>> Start DATA SUPPLIED
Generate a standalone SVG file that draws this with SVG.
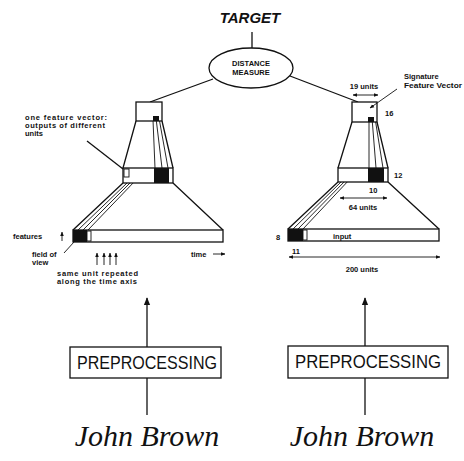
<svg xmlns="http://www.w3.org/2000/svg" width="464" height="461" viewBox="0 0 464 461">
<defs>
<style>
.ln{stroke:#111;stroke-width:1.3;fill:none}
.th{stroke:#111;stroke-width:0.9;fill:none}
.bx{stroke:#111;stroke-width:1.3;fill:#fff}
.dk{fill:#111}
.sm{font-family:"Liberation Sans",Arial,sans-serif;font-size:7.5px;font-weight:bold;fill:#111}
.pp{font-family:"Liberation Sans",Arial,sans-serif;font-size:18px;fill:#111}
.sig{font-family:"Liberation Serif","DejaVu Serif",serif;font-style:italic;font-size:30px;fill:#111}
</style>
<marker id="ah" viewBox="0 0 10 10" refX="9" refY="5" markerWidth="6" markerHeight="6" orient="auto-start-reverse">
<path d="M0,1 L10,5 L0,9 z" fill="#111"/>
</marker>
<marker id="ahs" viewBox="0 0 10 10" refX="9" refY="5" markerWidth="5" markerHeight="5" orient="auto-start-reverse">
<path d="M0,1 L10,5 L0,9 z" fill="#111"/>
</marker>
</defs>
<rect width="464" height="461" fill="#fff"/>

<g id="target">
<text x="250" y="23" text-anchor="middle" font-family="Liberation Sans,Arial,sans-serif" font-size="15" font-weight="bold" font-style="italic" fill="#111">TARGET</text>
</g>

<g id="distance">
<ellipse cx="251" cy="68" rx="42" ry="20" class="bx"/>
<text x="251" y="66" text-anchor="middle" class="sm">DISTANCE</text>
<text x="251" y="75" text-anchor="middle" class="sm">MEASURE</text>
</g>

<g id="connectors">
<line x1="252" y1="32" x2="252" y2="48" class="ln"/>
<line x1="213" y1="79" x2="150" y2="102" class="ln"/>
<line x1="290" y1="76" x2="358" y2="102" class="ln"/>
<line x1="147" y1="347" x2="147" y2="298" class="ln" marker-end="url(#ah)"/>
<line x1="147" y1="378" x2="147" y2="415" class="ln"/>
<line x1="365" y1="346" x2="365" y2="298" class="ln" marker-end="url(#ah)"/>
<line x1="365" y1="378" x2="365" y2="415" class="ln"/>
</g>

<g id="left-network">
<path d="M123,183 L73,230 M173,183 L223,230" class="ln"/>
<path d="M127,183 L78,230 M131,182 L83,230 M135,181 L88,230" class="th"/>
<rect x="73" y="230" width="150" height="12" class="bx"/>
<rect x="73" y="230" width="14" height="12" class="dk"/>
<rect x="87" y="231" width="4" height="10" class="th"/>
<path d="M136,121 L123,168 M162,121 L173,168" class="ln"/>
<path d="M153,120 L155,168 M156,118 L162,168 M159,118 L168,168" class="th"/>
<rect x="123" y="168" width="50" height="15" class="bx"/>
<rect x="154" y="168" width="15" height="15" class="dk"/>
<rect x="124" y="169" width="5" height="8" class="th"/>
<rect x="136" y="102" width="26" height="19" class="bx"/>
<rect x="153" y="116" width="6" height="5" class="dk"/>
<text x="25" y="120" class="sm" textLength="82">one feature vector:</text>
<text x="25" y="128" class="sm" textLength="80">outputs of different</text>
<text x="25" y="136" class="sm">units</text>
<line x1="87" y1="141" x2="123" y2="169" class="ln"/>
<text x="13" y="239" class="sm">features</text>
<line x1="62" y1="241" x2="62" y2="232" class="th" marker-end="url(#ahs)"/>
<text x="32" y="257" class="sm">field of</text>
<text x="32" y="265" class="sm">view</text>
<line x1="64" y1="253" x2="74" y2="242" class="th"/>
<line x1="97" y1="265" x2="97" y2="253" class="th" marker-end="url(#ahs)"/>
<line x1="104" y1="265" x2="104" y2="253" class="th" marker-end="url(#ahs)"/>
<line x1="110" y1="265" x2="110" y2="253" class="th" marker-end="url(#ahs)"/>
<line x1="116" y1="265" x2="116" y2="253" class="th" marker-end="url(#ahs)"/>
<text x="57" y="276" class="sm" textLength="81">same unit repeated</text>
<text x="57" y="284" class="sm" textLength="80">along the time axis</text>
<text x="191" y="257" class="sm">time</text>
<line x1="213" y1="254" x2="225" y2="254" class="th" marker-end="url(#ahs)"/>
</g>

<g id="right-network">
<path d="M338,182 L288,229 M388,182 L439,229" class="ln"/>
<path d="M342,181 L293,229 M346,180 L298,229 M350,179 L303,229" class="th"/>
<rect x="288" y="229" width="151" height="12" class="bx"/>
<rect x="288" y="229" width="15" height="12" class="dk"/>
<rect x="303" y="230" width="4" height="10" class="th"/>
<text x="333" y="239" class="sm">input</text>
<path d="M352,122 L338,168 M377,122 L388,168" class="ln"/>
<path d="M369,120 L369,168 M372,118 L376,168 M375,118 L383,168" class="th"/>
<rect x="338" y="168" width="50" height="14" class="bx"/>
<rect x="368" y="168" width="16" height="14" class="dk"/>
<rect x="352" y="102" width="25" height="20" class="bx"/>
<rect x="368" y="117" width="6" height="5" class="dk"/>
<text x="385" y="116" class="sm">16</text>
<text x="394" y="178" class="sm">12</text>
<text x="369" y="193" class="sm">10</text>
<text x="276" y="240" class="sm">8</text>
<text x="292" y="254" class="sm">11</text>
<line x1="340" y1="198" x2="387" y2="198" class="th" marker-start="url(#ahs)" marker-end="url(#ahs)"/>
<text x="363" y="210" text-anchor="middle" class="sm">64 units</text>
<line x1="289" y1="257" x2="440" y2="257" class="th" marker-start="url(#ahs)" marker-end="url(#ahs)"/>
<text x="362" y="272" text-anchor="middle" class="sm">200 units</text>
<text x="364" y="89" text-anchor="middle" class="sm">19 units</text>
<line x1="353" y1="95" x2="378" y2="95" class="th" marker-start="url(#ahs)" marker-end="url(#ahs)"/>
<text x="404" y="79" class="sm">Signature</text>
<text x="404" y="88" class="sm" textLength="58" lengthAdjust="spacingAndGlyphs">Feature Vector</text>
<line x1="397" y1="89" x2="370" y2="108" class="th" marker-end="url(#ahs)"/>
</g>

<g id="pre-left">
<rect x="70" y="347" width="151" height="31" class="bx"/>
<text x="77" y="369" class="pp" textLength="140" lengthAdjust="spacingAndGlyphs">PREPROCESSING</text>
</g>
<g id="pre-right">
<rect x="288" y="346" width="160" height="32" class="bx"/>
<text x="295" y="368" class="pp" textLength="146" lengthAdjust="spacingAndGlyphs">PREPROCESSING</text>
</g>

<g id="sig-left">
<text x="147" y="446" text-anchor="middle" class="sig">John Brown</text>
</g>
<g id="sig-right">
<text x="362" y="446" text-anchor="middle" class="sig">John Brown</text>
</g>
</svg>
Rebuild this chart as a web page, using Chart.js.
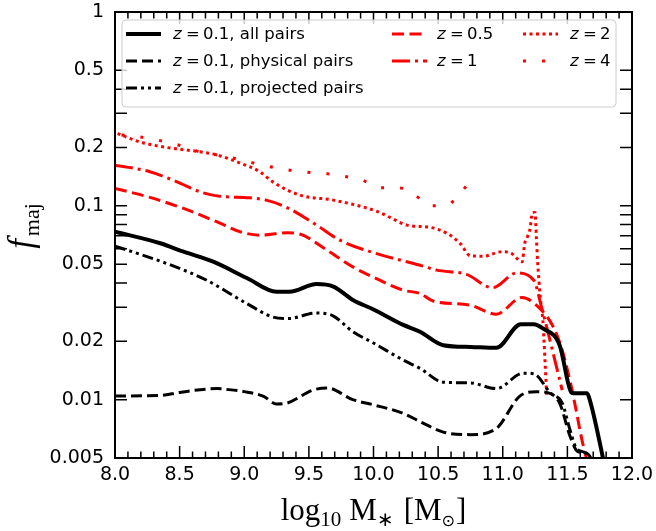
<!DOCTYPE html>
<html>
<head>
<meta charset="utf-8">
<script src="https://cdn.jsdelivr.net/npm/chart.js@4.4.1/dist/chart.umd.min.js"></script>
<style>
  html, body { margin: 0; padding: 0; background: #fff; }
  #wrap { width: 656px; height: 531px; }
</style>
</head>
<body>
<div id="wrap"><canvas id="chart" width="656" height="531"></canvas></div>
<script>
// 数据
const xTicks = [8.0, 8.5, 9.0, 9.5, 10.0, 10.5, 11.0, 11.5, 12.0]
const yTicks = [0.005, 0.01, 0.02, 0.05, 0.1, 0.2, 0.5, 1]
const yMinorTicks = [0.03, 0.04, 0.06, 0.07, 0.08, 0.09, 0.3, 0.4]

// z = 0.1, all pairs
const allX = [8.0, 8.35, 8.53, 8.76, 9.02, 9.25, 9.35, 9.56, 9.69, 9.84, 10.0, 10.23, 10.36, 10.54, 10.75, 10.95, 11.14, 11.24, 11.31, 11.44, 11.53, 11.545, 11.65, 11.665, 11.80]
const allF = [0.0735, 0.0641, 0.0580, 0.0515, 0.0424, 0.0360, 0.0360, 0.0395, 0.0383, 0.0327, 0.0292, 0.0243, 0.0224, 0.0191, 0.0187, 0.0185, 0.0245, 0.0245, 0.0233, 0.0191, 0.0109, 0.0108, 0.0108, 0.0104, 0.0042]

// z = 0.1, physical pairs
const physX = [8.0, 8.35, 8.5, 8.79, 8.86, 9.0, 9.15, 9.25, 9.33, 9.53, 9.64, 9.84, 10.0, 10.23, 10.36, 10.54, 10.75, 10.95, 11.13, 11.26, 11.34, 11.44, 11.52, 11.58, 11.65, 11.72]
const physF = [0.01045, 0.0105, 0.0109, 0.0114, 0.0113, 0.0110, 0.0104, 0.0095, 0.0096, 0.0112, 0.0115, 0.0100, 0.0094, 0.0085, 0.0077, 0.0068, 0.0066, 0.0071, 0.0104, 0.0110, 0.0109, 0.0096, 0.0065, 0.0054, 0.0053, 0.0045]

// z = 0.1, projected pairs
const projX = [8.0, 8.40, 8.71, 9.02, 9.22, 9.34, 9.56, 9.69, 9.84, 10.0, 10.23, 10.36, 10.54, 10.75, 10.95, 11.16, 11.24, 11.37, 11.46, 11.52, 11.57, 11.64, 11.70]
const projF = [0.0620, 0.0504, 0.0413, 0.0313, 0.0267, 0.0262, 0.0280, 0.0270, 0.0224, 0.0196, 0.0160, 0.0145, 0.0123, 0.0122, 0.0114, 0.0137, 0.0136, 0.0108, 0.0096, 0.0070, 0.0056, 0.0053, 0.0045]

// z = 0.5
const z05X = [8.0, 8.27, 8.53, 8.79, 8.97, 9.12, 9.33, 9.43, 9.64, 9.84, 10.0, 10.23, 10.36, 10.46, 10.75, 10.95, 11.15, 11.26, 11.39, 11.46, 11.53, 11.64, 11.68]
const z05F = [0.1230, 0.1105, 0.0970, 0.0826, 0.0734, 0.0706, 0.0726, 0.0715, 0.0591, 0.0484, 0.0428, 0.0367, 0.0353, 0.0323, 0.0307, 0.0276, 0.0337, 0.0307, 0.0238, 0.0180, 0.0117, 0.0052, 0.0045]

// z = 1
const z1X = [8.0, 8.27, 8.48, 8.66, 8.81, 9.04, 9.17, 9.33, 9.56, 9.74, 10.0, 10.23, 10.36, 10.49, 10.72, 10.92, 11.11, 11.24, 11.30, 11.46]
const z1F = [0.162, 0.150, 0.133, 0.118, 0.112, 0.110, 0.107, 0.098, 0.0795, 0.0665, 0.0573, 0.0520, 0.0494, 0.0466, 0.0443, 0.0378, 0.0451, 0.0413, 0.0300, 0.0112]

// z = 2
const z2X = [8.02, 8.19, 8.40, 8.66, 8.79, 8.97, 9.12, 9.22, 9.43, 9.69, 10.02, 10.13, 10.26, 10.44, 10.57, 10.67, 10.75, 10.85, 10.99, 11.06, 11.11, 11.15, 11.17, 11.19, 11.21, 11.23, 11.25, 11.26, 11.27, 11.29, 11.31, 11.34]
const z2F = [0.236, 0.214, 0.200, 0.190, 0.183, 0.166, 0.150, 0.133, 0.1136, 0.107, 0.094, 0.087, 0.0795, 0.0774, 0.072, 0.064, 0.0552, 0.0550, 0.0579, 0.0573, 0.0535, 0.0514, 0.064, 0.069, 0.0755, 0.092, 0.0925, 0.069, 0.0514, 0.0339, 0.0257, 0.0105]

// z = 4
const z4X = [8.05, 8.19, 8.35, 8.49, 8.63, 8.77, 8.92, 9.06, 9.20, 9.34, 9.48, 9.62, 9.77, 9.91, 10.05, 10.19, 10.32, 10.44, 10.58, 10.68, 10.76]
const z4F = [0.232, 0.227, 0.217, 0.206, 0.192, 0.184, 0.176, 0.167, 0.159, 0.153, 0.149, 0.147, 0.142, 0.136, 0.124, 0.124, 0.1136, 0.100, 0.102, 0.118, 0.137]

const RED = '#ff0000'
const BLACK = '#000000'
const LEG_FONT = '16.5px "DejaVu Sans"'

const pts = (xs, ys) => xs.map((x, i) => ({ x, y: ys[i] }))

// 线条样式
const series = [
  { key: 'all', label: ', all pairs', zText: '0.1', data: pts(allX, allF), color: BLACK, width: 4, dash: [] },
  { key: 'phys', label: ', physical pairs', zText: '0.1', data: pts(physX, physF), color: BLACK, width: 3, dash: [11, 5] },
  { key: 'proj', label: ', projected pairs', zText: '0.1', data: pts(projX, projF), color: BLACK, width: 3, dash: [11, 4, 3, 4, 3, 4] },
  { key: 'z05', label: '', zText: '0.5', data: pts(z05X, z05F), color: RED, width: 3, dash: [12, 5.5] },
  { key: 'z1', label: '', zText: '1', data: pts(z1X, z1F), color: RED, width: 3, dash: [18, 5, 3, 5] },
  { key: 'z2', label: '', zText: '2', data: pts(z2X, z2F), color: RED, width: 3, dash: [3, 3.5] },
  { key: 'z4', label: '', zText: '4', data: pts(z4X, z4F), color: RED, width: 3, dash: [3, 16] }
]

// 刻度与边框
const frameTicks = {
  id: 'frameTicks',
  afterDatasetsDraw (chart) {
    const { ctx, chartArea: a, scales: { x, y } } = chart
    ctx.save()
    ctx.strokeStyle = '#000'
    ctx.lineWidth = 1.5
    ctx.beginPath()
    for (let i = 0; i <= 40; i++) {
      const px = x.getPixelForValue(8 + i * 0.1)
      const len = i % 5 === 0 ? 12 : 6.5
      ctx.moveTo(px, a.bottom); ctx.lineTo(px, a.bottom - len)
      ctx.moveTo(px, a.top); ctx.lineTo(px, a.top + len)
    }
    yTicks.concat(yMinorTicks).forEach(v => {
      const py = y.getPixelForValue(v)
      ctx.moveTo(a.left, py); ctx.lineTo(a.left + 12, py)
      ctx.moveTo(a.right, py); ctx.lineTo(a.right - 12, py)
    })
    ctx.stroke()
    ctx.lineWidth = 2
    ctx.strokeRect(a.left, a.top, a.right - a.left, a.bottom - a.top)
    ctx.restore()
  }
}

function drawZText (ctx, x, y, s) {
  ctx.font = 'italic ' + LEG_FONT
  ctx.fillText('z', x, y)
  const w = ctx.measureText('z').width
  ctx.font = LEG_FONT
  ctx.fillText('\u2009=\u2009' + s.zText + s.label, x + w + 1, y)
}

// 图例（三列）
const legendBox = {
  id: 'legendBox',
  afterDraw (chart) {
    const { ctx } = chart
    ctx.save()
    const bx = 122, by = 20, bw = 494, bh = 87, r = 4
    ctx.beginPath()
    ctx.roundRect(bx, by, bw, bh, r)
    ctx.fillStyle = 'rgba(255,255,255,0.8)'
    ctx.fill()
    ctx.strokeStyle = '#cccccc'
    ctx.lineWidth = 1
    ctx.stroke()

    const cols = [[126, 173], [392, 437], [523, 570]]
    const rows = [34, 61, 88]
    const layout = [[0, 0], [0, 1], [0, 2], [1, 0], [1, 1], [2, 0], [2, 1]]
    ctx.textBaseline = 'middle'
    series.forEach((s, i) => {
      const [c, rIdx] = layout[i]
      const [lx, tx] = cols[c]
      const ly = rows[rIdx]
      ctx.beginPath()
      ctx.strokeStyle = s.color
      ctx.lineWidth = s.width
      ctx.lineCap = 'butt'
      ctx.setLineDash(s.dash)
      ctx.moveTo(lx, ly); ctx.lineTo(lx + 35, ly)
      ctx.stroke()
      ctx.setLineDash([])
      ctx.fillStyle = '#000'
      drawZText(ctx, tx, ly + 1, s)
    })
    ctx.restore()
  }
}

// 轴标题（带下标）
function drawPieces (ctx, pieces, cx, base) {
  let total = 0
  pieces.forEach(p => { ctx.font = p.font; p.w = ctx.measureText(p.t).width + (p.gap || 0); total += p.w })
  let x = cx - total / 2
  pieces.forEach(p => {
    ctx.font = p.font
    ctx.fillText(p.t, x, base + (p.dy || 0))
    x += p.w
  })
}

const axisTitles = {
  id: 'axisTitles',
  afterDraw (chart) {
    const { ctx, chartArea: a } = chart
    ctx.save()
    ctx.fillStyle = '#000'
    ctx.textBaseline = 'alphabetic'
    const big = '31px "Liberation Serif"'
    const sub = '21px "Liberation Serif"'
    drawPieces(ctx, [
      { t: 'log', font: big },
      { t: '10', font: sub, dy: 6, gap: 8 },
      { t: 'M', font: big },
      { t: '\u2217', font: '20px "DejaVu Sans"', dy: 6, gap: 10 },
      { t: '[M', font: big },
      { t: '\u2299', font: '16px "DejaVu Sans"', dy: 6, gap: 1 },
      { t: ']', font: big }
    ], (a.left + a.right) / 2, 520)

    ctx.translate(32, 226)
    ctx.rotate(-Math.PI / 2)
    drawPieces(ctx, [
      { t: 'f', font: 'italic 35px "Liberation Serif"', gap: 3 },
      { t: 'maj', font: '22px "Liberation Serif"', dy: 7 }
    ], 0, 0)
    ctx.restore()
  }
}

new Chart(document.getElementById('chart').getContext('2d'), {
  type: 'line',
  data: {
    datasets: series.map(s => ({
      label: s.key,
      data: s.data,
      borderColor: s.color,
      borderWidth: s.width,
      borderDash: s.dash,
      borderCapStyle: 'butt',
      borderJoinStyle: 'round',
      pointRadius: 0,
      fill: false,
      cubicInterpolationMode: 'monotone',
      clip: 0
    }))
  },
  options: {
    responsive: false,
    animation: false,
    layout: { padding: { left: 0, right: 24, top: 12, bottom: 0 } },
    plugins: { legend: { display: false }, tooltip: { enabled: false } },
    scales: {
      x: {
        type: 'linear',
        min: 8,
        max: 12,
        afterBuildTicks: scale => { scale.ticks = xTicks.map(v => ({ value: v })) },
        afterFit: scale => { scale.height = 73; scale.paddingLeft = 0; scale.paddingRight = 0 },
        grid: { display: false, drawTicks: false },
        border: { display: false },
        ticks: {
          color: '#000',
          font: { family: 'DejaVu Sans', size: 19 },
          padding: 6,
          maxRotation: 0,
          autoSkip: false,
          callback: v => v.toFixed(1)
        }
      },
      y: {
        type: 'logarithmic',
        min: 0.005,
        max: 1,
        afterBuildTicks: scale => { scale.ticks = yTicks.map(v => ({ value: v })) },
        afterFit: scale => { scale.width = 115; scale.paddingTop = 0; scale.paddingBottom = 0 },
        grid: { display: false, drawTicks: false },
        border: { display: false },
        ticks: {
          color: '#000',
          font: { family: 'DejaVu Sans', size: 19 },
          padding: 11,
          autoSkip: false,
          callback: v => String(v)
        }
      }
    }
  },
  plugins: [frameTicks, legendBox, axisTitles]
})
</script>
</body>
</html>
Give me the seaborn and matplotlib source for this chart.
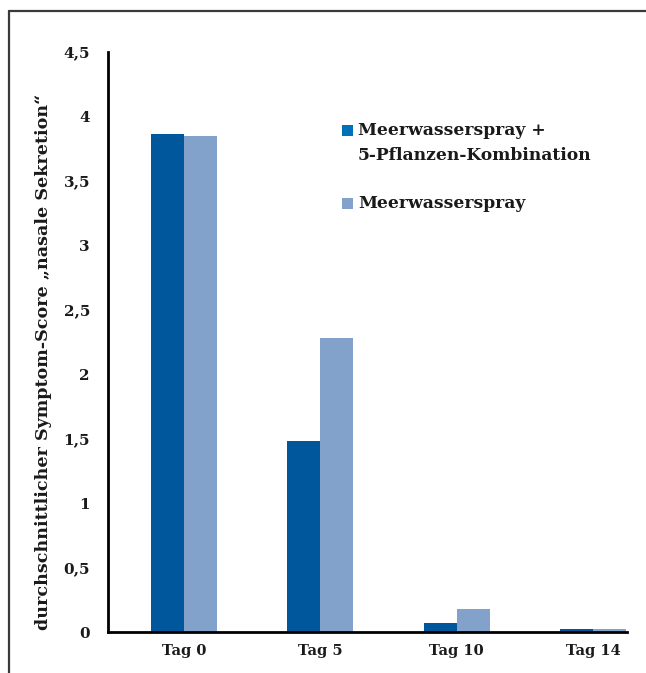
>> End DATA SUPPLIED
- [AIM OF THE EXERCISE] Reproduce only the lines running from the one that has "Rebuild this chart" through the one that has "0.0054, 0.0053, 0.0045]", ends included. Any pictures in that stretch should not be copied.

- [RESULT FOR THIS EXERCISE]
Rebuild this chart as a web page, using Chart.js.
<!DOCTYPE html>
<html>
<head>
<meta charset="utf-8">
<script src="https://cdn.jsdelivr.net/npm/chart.js@4.4.1/dist/chart.umd.min.js"></script>
<style>
  html, body { margin: 0; padding: 0; background: #fff; }
  #wrap { width: 656px; height: 531px; }
</style>
</head>
<body>
<div id="wrap"><canvas id="chart" width="656" height="531"></canvas></div>
<script>
// 数据
const xTicks = [8.0, 8.5, 9.0, 9.5, 10.0, 10.5, 11.0, 11.5, 12.0]
const yTicks = [0.005, 0.01, 0.02, 0.05, 0.1, 0.2, 0.5, 1]
const yMinorTicks = [0.03, 0.04, 0.06, 0.07, 0.08, 0.09, 0.3, 0.4]

// z = 0.1, all pairs
const allX = [8.0, 8.35, 8.53, 8.76, 9.02, 9.25, 9.35, 9.56, 9.69, 9.84, 10.0, 10.23, 10.36, 10.54, 10.75, 10.95, 11.14, 11.24, 11.31, 11.44, 11.53, 11.545, 11.65, 11.665, 11.80]
const allF = [0.0735, 0.0641, 0.0580, 0.0515, 0.0424, 0.0360, 0.0360, 0.0395, 0.0383, 0.0327, 0.0292, 0.0243, 0.0224, 0.0191, 0.0187, 0.0185, 0.0245, 0.0245, 0.0233, 0.0191, 0.0109, 0.0108, 0.0108, 0.0104, 0.0042]

// z = 0.1, physical pairs
const physX = [8.0, 8.35, 8.5, 8.79, 8.86, 9.0, 9.15, 9.25, 9.33, 9.53, 9.64, 9.84, 10.0, 10.23, 10.36, 10.54, 10.75, 10.95, 11.13, 11.26, 11.34, 11.44, 11.52, 11.58, 11.65, 11.72]
const physF = [0.01045, 0.0105, 0.0109, 0.0114, 0.0113, 0.0110, 0.0104, 0.0095, 0.0096, 0.0112, 0.0115, 0.0100, 0.0094, 0.0085, 0.0077, 0.0068, 0.0066, 0.0071, 0.0104, 0.0110, 0.0109, 0.0096, 0.0065, 0.0054, 0.0053, 0.0045]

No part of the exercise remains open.